While I haven’t yet read Daniel Pink’s — the other dp — latest literary offering, “To Sell Is Human” I can glean from the chapter titles — and chapter one in particular — that he believes a) we’re all in the business of selling ourselves and/or our ideas and b) we unknowingly devote a good portion of time doing so.
The first chapter is described as follows:
We’re All in Sales Now – Some 1 in 9 workers still earn a living in traditional sales. The other 8 in 9 are engaged in “non-sales selling.” We devote upward of 40 percent of our time on the job to moving others.
Over at Google, there are ‘rumours‘ the oft described “20 percent time” of their engineers is being thrown to the bin. That particular morsel of free time was given to engineers so they could create and/or work on whatever they thought might be useful, cool, creative … even funky.
Heck, they brought us AdSense.
Ok, bad example, but you like your Gmail account, right?
Between Google’s 20 percent time concept, Pink’s new book and my own mental musings, I’ve stumbled across a theory I’d like to test.
I’ve never personally worked on my own, as a freelancer or as ‘my own boss’. I’ve always worked for ‘the organization’, be it at a high school, a higher education institution or for the past 12 years in the corporate jungle.
What I’ve begun to realize (and observe) however in my time in ‘the organization’ is that employees need to be thinking of their own time management planning in a different light. I believe that in order to be successful in the organization we need to do a much better job of selling, communicating, pitching, positioning and depicting our ideas — and to a degree ourselves — inside the organization itself.
The problem we all face, however, is time itself.
Ever hear of the term, “we need to do more with less“?
Employees may in fact need to devote 20 percent of their time to the activity of selling themselves and communicating their ideas to not only be successful but to feel good about themselves, their roles, their career and their objectives.
Over at Hacker News, my thoughts seemed to magically converge when surfing the ole internet in a quest to validate my assumptions. On one hand there was debate amongst anonymous Google engineers who chimed in on the discussion forum regarding Google’s 20 percent time concept. On the other, surreptitious and unknowing discussion of Pink’s new thesis/book.

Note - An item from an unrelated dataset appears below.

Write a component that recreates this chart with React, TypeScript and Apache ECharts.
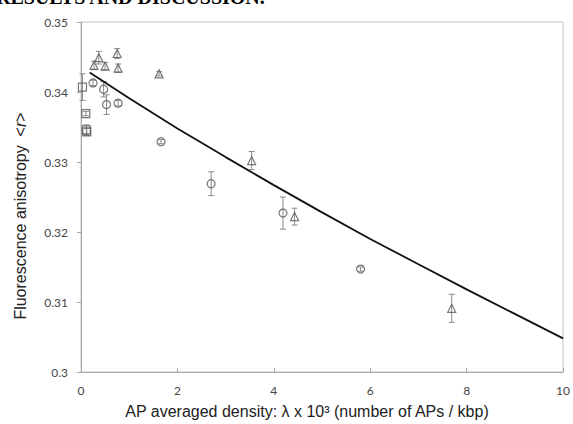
import React, { useEffect, useRef } from "react";
import * as echarts from "echarts";

const squaresX = [0.03, 0.1, 0.11, 0.12];
const squaresY = [0.3407, 0.3369, 0.3346, 0.3343];
const squaresErr = [0.0019, 0.0003, 0.0007, 0.0005];

const trianglesX = [0.27, 0.37, 0.5, 0.75, 0.77, 1.62, 3.54, 4.43, 7.69];
const trianglesY = [0.3438, 0.3449, 0.3437, 0.3455, 0.3434, 0.3426, 0.3302, 0.3222, 0.3091];
const trianglesErr = [0.0006, 0.0009, 0.0005, 0.0007, 0.0006, 0.0003, 0.0013, 0.0012, 0.002];

const circlesX = [0.25, 0.47, 0.53, 0.77, 1.66, 2.7, 4.19, 5.8];
const circlesY = [0.3413, 0.3404, 0.3382, 0.3384, 0.3329, 0.3269, 0.3227, 0.3147];
const circlesErr = [0.0004, 0.0011, 0.0014, 0.0004, 0.0003, 0.0017, 0.0023, 0.0003];

const fitX = [0.18, 1, 2, 3, 4, 5, 6, 7, 8, 9, 10];
const fitY = [0.3428, 0.3391, 0.3348, 0.3307, 0.3267, 0.3228, 0.319, 0.3154, 0.3118, 0.3083, 0.3048];

const xTicks = { min: 0, max: 10, interval: 2 };
const yTicks = { min: 0.3, max: 0.35, interval: 0.01 };

const MARK = "#555555";
const ERR = "#8a8a8a";

function errData(xs: number[], ys: number[], es: number[]) {
  return xs.map((x, i) => [x, ys[i] - es[i], ys[i] + es[i]]);
}

function errSeries(xs: number[], ys: number[], es: number[]) {
  return {
    type: "custom",
    data: errData(xs, ys, es),
    z: 1,
    renderItem: (_params: any, api: any) => {
      const x = api.value(0);
      const lo = api.coord([x, api.value(1)]);
      const hi = api.coord([x, api.value(2)]);
      const cap = 3;
      const style = { stroke: ERR, lineWidth: 1 };
      return {
        type: "group",
        children: [
          { type: "line", shape: { x1: lo[0], y1: lo[1], x2: hi[0], y2: hi[1] }, style },
          { type: "line", shape: { x1: lo[0] - cap, y1: lo[1], x2: lo[0] + cap, y2: lo[1] }, style },
          { type: "line", shape: { x1: hi[0] - cap, y1: hi[1], x2: hi[0] + cap, y2: hi[1] }, style },
        ],
      };
    },
  };
}

function markSeries(xs: number[], ys: number[], symbol: string, size: number) {
  return {
    type: "scatter",
    symbol,
    symbolSize: size,
    z: 3,
    data: xs.map((x, i) => [x, ys[i]]),
    itemStyle: { color: "rgba(0,0,0,0)", borderColor: MARK, borderWidth: 1.2 },
  };
}

export default function App() {
  const ref = useRef<HTMLDivElement>(null);
  useEffect(() => {
    document.body.style.margin = "0";
    const chart = echarts.init(ref.current!, undefined, { renderer: "svg" });
    chart.setOption({
      animation: false,
      backgroundColor: "#ffffff",
      grid: {
        left: 81,
        right: 5.5,
        top: 22,
        bottom: 52,
        show: true,
        borderColor: "#c4c4c4",
        borderWidth: 1,
      },
      xAxis: {
        type: "value",
        min: xTicks.min,
        max: xTicks.max,
        interval: xTicks.interval,
        axisLine: { show: true, lineStyle: { color: "#a8a8a8", width: 1 } },
        axisTick: { show: true, inside: true, length: 4, lineStyle: { color: "#a8a8a8" } },
        splitLine: { show: false },
        axisLabel: { color: "#444", fontSize: 12, fontFamily: "Lato", margin: 12 },
      },
      yAxis: {
        type: "value",
        min: yTicks.min,
        max: yTicks.max,
        interval: yTicks.interval,
        axisLine: { show: true, lineStyle: { color: "#a8a8a8", width: 1 } },
        axisTick: { show: true, inside: false, length: 4, lineStyle: { color: "#a8a8a8" } },
        splitLine: { show: false },
        axisLabel: {
          color: "#444",
          fontSize: 12,
          fontFamily: "Lato",
          margin: 13,
          formatter: (v: number) => String(+v.toFixed(2)),
        },
      },
      graphic: [
        {
          type: "text",
          x: -4,
          y: 7,
          style: {
            text: "RESULTS AND DISCUSSION.",
            font: "bold 20px 'Liberation Serif'",
            fill: "#000",
            textAlign: "left",
            textVerticalAlign: "bottom",
          },
        },
        {
          type: "text",
          x: 20,
          y: 216,
          rotation: Math.PI / 2,
          style: {
            text: "{a|Fluorescence anisotropy  <}{i|r}{a|>}",
            textAlign: "center",
            textVerticalAlign: "middle",
            rich: {
              a: { font: "16px 'Liberation Sans'", fill: "#222" },
              i: { font: "italic 16px 'Liberation Sans'", fill: "#222" },
            },
          },
        },
        {
          type: "text",
          x: 307,
          y: 411,
          style: {
            text: "AP averaged density: λ x 10³ (number of APs / kbp)",
            font: "16px 'Liberation Sans'",
            fill: "#222",
            textAlign: "center",
            textVerticalAlign: "middle",
          },
        },
      ],
      series: [
        errSeries(squaresX, squaresY, squaresErr),
        errSeries(trianglesX, trianglesY, trianglesErr),
        errSeries(circlesX, circlesY, circlesErr),
        {
          type: "line",
          data: fitX.map((x, i) => [x, fitY[i]]),
          symbol: "none",
          z: 2,
          lineStyle: { color: "#111", width: 1.8 },
        },
        markSeries(squaresX, squaresY, "rect", 8),
        markSeries(trianglesX, trianglesY, "triangle", 8),
        markSeries(circlesX, circlesY, "circle", 8),
      ],
    });
    return () => chart.dispose();
  }, []);
  return <div ref={ref} style={{ width: 573, height: 424 }} />;
}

One of the comments from an engineer suggested the following:
However, I would agree that it <Google’s 20 percent time> is “as good as dead”. What killed 20% time? Stack ranking.
Google’s perf management is basically an elaborate game where using 20% time is a losing move. In my time there, this has become markedly more the case. I have done many engineering/coding 20% projects and other non-engineering projects, with probably 20-40% producing “real” results (which over 7 years I think has been more than worth it for the company). But these projects are generally not rewarded. Part of the problem is that you actually need 40% time now at Google — 20% to do stuff, then 20% to tell everyone what you did (sell it).
I am a bit disappointed that relatively few of my peers will consciously make the tradeoff of accepting a slower promotion rate in return for learning new things. Promotion optimizes for depth and not breadth. Breadth — connecting disparate ideas — is almost invariably what’s needed for groundbreaking innovation.
Take aside the actual point to this engineer’s post — which of course has more to do with the Jack Welch inspired stack ranking model of performance management, which I’ll deal with at another point in time in this space — and you will see a hint of what I’m trying to point out.
Part of the problem is that you actually need 40% time now at Google — 20% to do stuff, then 20% to tell everyone what you did (sell it).
I’ve posted it again above from the original comment and made it both bold and green for super cool special effects to solidify my point. If that doesn’t work, I swear I’ll electronically mail you a dancing baby animated gif once a day until further notice.
As I only personally know an existence within ‘the organization’, I can assure you this engineer is emoting candidly about the nuances of the organization itself. It is happening to you. It is happening to me. It happens to everyone in ‘the organization’.
It takes time to make change and it takes an inordinate amount of time to sell and communicate your own ideas for change.
As a result, perhaps we all should be sorting through our own time management planning mechanisms and coming up with ways in which to devote 20 percent of our time to this necessary action.
I’ll keep an eye out for an AdSense advertisement that might help us both. I’ll read Pink’s new book as well, where he probably has already solved my corporate anthropology nightmare.